*Prompt*. Leaving out the pictures, retype the lines from the beginning of the listing through the line containing "0.3045, 0.2990, 0.2878];".

Source code of charts:
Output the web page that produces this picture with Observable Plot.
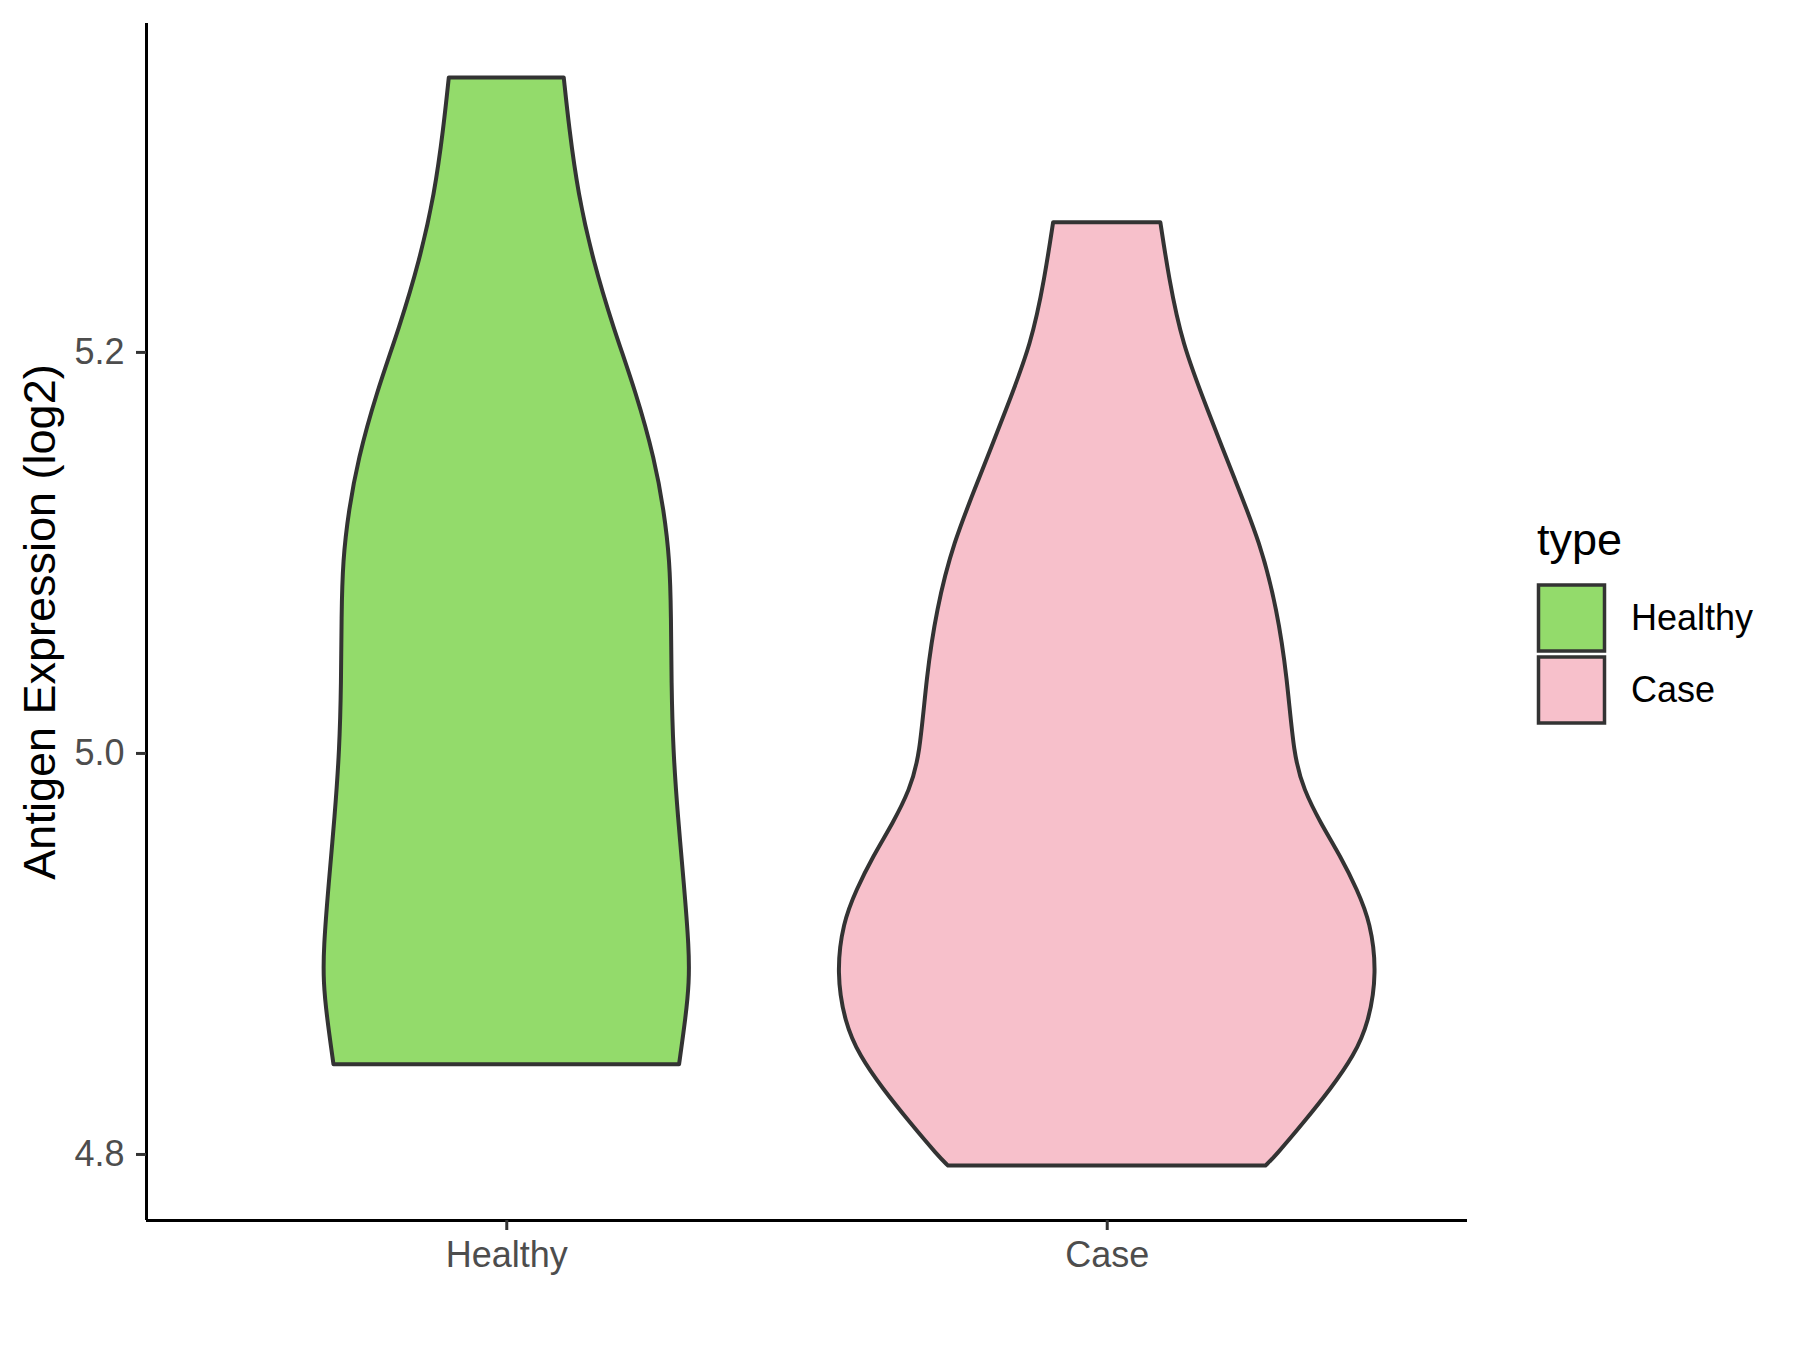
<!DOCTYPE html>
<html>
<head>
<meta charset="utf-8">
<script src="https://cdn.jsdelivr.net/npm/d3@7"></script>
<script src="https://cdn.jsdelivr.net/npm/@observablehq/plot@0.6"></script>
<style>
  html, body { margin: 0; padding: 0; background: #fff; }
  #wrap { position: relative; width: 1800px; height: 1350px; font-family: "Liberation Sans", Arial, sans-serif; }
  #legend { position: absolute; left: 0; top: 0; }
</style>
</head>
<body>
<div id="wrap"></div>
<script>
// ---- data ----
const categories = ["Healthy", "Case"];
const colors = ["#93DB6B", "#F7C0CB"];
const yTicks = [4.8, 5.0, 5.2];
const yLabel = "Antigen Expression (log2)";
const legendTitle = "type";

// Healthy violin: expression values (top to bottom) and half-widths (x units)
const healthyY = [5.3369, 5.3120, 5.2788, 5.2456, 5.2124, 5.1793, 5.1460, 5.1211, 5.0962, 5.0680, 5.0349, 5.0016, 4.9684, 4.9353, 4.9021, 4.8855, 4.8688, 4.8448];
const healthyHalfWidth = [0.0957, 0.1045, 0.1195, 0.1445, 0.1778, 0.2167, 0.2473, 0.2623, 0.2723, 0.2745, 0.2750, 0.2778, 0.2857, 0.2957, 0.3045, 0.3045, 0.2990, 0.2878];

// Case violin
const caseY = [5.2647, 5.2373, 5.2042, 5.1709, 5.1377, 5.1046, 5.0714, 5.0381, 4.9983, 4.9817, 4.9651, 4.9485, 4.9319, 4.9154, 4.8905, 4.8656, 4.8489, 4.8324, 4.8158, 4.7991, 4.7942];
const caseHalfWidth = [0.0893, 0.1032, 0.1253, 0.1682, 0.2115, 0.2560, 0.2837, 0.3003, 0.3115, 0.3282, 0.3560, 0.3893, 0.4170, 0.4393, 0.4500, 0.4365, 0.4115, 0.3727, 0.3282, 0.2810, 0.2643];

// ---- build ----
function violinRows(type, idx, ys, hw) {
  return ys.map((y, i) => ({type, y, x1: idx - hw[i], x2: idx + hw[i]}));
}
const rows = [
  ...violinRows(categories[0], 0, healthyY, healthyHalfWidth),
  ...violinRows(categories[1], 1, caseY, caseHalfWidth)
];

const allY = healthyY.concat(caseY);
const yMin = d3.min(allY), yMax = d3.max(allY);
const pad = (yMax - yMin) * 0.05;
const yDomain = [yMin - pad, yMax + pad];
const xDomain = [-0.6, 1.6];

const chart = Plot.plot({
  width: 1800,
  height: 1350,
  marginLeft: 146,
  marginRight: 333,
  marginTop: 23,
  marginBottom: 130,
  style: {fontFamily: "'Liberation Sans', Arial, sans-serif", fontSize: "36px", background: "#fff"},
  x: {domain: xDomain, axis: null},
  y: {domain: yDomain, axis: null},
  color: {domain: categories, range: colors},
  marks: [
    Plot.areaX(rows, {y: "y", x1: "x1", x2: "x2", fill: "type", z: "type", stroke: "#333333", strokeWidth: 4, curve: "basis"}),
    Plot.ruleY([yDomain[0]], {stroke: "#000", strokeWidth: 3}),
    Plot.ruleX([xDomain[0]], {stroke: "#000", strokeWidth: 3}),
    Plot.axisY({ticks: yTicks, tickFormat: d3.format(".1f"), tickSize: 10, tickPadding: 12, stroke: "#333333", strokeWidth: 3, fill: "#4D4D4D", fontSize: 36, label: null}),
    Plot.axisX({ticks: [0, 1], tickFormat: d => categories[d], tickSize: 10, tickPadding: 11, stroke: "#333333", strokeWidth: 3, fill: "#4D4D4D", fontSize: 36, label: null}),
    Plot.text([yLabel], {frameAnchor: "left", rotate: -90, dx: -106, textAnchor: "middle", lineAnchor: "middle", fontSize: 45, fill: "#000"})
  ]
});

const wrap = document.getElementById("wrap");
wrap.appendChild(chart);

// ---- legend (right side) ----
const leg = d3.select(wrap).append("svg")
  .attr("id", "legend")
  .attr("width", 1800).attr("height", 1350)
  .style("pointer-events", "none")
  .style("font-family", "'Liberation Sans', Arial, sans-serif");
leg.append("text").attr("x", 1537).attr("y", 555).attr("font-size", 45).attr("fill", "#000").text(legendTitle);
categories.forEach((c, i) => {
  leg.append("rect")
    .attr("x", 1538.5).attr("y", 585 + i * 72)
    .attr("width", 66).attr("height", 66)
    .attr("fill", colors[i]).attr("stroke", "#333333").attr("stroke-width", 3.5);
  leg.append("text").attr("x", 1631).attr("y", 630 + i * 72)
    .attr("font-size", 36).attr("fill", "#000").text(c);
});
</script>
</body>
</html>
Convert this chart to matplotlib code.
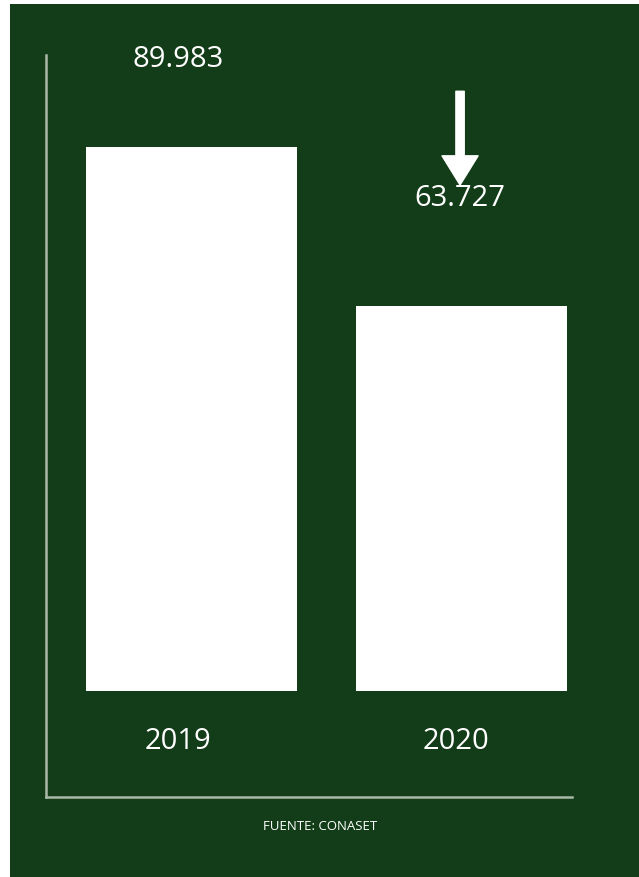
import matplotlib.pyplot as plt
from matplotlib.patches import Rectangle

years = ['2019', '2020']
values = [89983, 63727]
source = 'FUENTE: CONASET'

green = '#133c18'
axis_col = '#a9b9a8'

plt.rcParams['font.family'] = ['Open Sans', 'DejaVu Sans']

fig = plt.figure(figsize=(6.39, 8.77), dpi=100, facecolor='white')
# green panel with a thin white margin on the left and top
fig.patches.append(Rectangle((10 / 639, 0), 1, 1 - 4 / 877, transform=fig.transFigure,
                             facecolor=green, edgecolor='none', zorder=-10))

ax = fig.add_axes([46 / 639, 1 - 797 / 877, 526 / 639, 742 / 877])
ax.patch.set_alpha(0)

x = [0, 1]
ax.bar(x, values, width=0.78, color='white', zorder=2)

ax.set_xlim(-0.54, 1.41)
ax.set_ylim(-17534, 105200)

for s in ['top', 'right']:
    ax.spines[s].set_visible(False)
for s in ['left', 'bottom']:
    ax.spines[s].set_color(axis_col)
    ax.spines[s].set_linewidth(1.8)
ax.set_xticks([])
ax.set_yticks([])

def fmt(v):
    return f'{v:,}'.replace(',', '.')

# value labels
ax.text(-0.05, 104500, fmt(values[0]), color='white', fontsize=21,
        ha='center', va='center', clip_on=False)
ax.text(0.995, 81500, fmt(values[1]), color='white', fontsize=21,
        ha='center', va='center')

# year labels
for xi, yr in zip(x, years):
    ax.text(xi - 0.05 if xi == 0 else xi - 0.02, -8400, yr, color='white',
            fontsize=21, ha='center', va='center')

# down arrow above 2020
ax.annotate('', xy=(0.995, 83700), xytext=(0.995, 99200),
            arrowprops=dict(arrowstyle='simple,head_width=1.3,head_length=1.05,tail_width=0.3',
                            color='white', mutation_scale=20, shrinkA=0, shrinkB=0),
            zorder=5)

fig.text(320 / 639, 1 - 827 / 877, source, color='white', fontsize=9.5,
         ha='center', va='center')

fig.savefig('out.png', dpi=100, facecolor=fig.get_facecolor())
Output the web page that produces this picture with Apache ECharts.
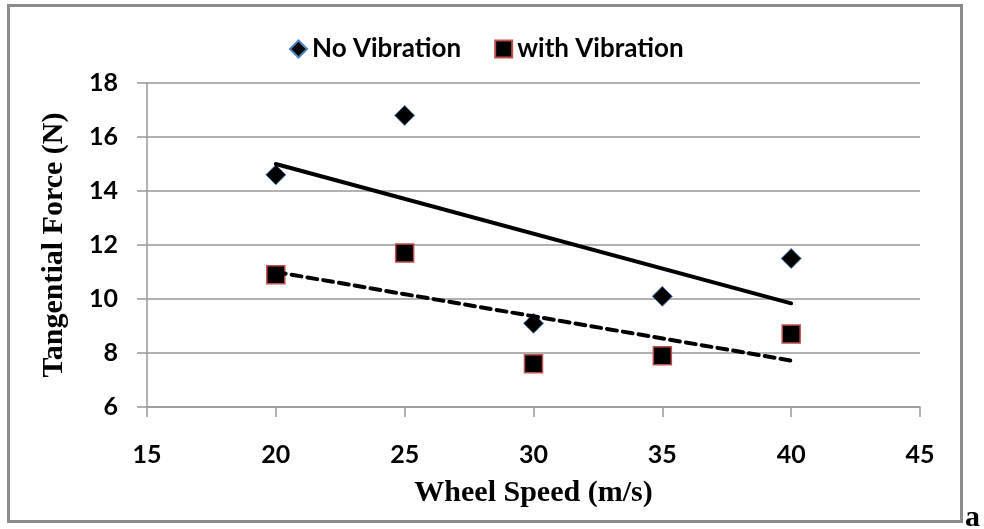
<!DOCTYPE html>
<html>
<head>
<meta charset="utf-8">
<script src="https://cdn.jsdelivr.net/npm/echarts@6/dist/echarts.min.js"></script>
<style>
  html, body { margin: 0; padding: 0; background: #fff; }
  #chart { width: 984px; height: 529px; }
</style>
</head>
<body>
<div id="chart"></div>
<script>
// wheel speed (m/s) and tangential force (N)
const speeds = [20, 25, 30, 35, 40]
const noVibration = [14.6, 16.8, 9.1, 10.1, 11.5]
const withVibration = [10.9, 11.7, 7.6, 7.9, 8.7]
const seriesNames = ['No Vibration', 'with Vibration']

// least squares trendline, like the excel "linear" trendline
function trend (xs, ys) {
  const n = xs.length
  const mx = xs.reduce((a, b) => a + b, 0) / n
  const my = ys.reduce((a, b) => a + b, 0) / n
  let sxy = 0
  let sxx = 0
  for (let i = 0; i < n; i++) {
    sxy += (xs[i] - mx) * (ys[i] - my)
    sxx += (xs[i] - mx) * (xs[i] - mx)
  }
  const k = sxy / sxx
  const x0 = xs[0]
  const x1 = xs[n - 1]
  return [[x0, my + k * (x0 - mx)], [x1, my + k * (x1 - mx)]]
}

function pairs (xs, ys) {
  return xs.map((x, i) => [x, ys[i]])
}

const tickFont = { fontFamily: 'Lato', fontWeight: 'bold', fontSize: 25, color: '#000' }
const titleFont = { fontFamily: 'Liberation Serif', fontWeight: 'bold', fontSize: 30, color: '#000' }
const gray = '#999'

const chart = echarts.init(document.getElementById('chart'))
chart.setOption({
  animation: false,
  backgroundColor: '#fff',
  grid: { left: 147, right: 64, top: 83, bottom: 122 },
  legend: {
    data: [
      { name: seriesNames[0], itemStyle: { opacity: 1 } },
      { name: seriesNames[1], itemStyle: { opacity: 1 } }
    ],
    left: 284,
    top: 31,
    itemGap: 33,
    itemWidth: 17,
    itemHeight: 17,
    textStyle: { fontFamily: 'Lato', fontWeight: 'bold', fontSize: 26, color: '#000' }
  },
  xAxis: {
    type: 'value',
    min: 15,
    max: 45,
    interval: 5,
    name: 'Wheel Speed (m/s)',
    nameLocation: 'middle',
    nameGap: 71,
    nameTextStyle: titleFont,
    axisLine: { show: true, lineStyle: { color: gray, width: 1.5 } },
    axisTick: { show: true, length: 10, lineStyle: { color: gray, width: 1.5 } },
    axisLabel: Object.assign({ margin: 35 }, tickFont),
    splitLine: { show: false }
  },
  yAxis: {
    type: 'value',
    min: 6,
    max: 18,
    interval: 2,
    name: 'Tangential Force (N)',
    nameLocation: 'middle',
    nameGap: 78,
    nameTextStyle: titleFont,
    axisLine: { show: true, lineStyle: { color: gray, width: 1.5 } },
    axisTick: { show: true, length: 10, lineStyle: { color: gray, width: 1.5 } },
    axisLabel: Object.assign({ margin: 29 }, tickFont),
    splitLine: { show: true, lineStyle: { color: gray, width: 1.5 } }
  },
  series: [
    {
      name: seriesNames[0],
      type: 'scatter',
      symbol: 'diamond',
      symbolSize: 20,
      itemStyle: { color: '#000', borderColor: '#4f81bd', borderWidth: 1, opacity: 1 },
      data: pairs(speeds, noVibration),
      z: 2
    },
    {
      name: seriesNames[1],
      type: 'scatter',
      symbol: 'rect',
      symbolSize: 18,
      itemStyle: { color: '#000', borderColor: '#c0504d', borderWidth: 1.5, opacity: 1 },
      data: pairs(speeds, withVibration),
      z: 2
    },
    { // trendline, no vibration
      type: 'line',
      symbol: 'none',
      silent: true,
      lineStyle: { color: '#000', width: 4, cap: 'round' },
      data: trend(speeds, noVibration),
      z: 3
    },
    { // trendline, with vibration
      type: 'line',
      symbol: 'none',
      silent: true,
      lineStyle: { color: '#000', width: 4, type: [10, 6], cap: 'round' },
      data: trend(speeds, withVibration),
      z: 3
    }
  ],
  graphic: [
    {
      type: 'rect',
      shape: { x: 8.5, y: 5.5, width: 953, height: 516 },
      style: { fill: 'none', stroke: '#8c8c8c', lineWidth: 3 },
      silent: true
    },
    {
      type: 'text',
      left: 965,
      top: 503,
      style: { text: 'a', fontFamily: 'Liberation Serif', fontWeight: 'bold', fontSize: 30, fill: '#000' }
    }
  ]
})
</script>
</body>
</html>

*Correct response*.
Output the web page that produces this picture with Observable Plot.
<!DOCTYPE html>
<html>
<head>
<meta charset="utf-8">
<script src="https://cdn.jsdelivr.net/npm/d3@7"></script>
<script src="https://cdn.jsdelivr.net/npm/@observablehq/plot@0.6"></script>
<style>
  html, body { margin: 0; padding: 0; background: #fff; }
  #wrap { position: relative; width: 1800px; height: 1350px; font-family: "Liberation Sans", Arial, sans-serif; }
  #legend { position: absolute; left: 0; top: 0; }
</style>
</head>
<body>
<div id="wrap"></div>
<script>
// ---- data ----
const categories = ["Healthy", "Case"];
const colors = ["#93DB6B", "#F7C0CB"];
const yTicks = [4.8, 5.0, 5.2];
const yLabel = "Antigen Expression (log2)";
const legendTitle = "type";

// Healthy violin: expression values (top to bottom) and half-widths (x units)
const healthyY = [5.3369, 5.3120, 5.2788, 5.2456, 5.2124, 5.1793, 5.1460, 5.1211, 5.0962, 5.0680, 5.0349, 5.0016, 4.9684, 4.9353, 4.9021, 4.8855, 4.8688, 4.8448];
const healthyHalfWidth = [0.0957, 0.1045, 0.1195, 0.1445, 0.1778, 0.2167, 0.2473, 0.2623, 0.2723, 0.2745, 0.2750, 0.2778, 0.2857, 0.2957, 0.3045, 0.3045, 0.2990, 0.2878];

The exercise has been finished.